■ **Instructions to follow**:
Each line below should be retyped exactly, with no pictures.

■ **Material**:
--------------------

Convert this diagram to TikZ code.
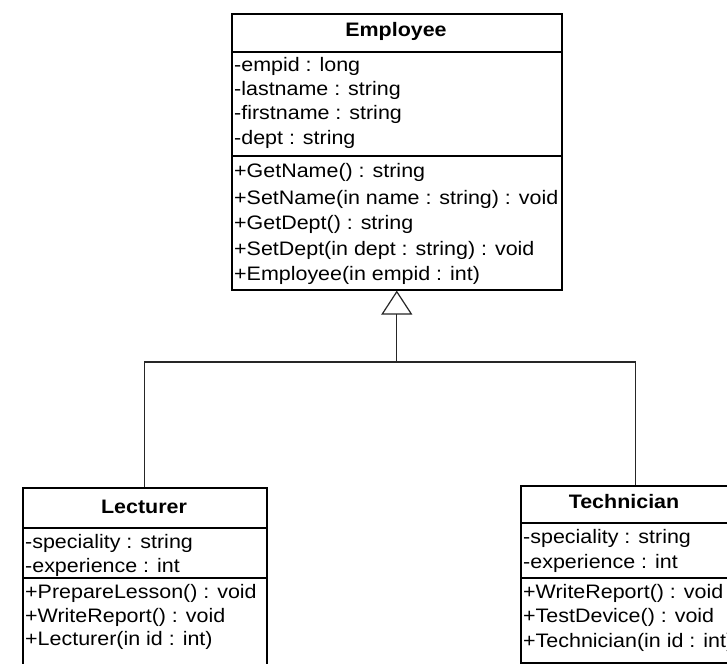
\documentclass[tikz,border=0pt]{standalone}
\usepackage{fontspec}
\setmainfont[FakeStretch=1.1]{Liberation Sans}
\usetikzlibrary{arrows.meta}
\tikzset{
  umlbox/.style={draw=black, line width=1.6pt, anchor=north west, inner sep=0pt, minimum width=#1},
  sepline/.style={draw=black, line width=1.6pt},
  memb/.style={anchor=west, inner sep=0pt, text height=14pt, text depth=4pt, font=\fontsize{19.5}{24}\selectfont},
  ttl/.style={inner sep=0pt, text height=14pt, text depth=4pt, font=\fontsize{19.5}{24}\selectfont\bfseries},
  conn/.style={draw=black!85, line width=1.2pt},
}
\begin{document}
\begin{tikzpicture}[x=1pt,y=-1pt]
\useasboundingbox (0,0) rectangle (727,663);
\fill[white] (0,0) rectangle (727,663);
\begin{scope}
\clip (0,0) rectangle (727,663);
% Employee
\node[umlbox=330pt, minimum height=276pt] (emp) at (231,13) {};
\node[ttl] (empT) at (396,32) {Employee};
\draw[sepline] (231,52) -- (561,52);
\node[memb] (e1) at (234,67) {-empid : long};
\node[memb] (e2) at (234,91) {-lastname : string};
\node[memb] (e3) at (234,115) {-firstname : string};
\node[memb] (e4) at (234,140) {-dept : string};
\draw[sepline] (231,156) -- (561,156);
\node[memb] (e5) at (234,173) {+GetName() : string};
\node[memb] (e6) at (234,199) {+SetName(in name : string) : void};
\node[memb] (e7) at (234,224) {+GetDept() : string};
\node[memb] (e8) at (234,250) {+SetDept(in dept : string) : void};
\node[memb] (e9) at (234,275) {+Employee(in empid : int)};
% Lecturer
\node[umlbox=244pt, minimum height=200pt] (lec) at (22,487) {};
\node[ttl] (lecT) at (144,508) {Lecturer};
\draw[sepline] (22,528) -- (266,528);
\node[memb] (l1) at (25,543) {-speciality : string};
\node[memb] (l2) at (25,567) {-experience : int};
\draw[sepline] (22,578) -- (266,578);
\node[memb] (l3) at (25,593) {+PrepareLesson() : void};
\node[memb] (l4) at (25,617) {+WriteReport() : void};
\node[memb] (l5) at (25,640) {+Lecturer(in id : int)};
% Technician
\node[umlbox=230pt, minimum height=177pt] (tech) at (520,485) {};
\node[ttl] (techT) at (624,503) {Technician};
\draw[sepline] (520,523) -- (750,523);
\node[memb] (t1) at (523,538) {-speciality : string};
\node[memb] (t2) at (523,563) {-experience : int};
\draw[sepline] (520,578) -- (750,578);
\node[memb] (t3) at (523,593) {+WriteReport() : void};
\node[memb] (t4) at (523,617) {+TestDevice() : void};
\node[memb] (t5) at (523,642) {+Technician(in id : int)};
% connectors
\coordinate (jn) at (emp.south |- 0,362);
\draw[conn] (lec.north) |- (jn) -| (tech.north);
\draw[conn, -{Triangle[open, length=24pt, width=31pt, line width=1.2pt]}] (jn) -- (emp.south);
\end{scope}
\end{tikzpicture}
\end{document}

--------------------

■ **Solution to this task**:
Convert this diagram to TikZ code.
\documentclass[tikz,border=0pt]{standalone}
\usepackage{fontspec}
\setmainfont[FakeStretch=1.1]{Liberation Sans}
\usetikzlibrary{arrows.meta}
\tikzset{
  umlbox/.style={draw=black, line width=1.6pt, anchor=north west, inner sep=0pt, minimum width=#1},
  sepline/.style={draw=black, line width=1.6pt},
  memb/.style={anchor=west, inner sep=0pt, text height=14pt, text depth=4pt, font=\fontsize{19.5}{24}\selectfont},
  ttl/.style={inner sep=0pt, text height=14pt, text depth=4pt, font=\fontsize{19.5}{24}\selectfont\bfseries},
  conn/.style={draw=black!85, line width=1.2pt},
}
\begin{document}
\begin{tikzpicture}[x=1pt,y=-1pt]
\useasboundingbox (0,0) rectangle (727,663);
\fill[white] (0,0) rectangle (727,663);
\begin{scope}
\clip (0,0) rectangle (727,663);
% Employee
\node[umlbox=330pt, minimum height=276pt] (emp) at (231,13) {};
\node[ttl] (empT) at (396,32) {Employee};
\draw[sepline] (231,52) -- (561,52);
\node[memb] (e1) at (234,67) {-empid : long};
\node[memb] (e2) at (234,91) {-lastname : string};
\node[memb] (e3) at (234,115) {-firstname : string};
\node[memb] (e4) at (234,140) {-dept : string};
\draw[sepline] (231,156) -- (561,156);
\node[memb] (e5) at (234,173) {+GetName() : string};
\node[memb] (e6) at (234,199) {+SetName(in name : string) : void};
\node[memb] (e7) at (234,224) {+GetDept() : string};
\node[memb] (e8) at (234,250) {+SetDept(in dept : string) : void};
\node[memb] (e9) at (234,275) {+Employee(in empid : int)};
% Lecturer
\node[umlbox=244pt, minimum height=200pt] (lec) at (22,487) {};
\node[ttl] (lecT) at (144,508) {Lecturer};
\draw[sepline] (22,528) -- (266,528);
\node[memb] (l1) at (25,543) {-speciality : string};
\node[memb] (l2) at (25,567) {-experience : int};
\draw[sepline] (22,578) -- (266,578);
\node[memb] (l3) at (25,593) {+PrepareLesson() : void};
\node[memb] (l4) at (25,617) {+WriteReport() : void};
\node[memb] (l5) at (25,640) {+Lecturer(in id : int)};
% Technician
\node[umlbox=230pt, minimum height=177pt] (tech) at (520,485) {};
\node[ttl] (techT) at (624,503) {Technician};
\draw[sepline] (520,523) -- (750,523);
\node[memb] (t1) at (523,538) {-speciality : string};
\node[memb] (t2) at (523,563) {-experience : int};
\draw[sepline] (520,578) -- (750,578);
\node[memb] (t3) at (523,593) {+WriteReport() : void};
\node[memb] (t4) at (523,617) {+TestDevice() : void};
\node[memb] (t5) at (523,642) {+Technician(in id : int)};
% connectors
\coordinate (jn) at (emp.south |- 0,362);
\draw[conn] (lec.north) |- (jn) -| (tech.north);
\draw[conn, -{Triangle[open, length=24pt, width=31pt, line width=1.2pt]}] (jn) -- (emp.south);
\end{scope}
\end{tikzpicture}
\end{document}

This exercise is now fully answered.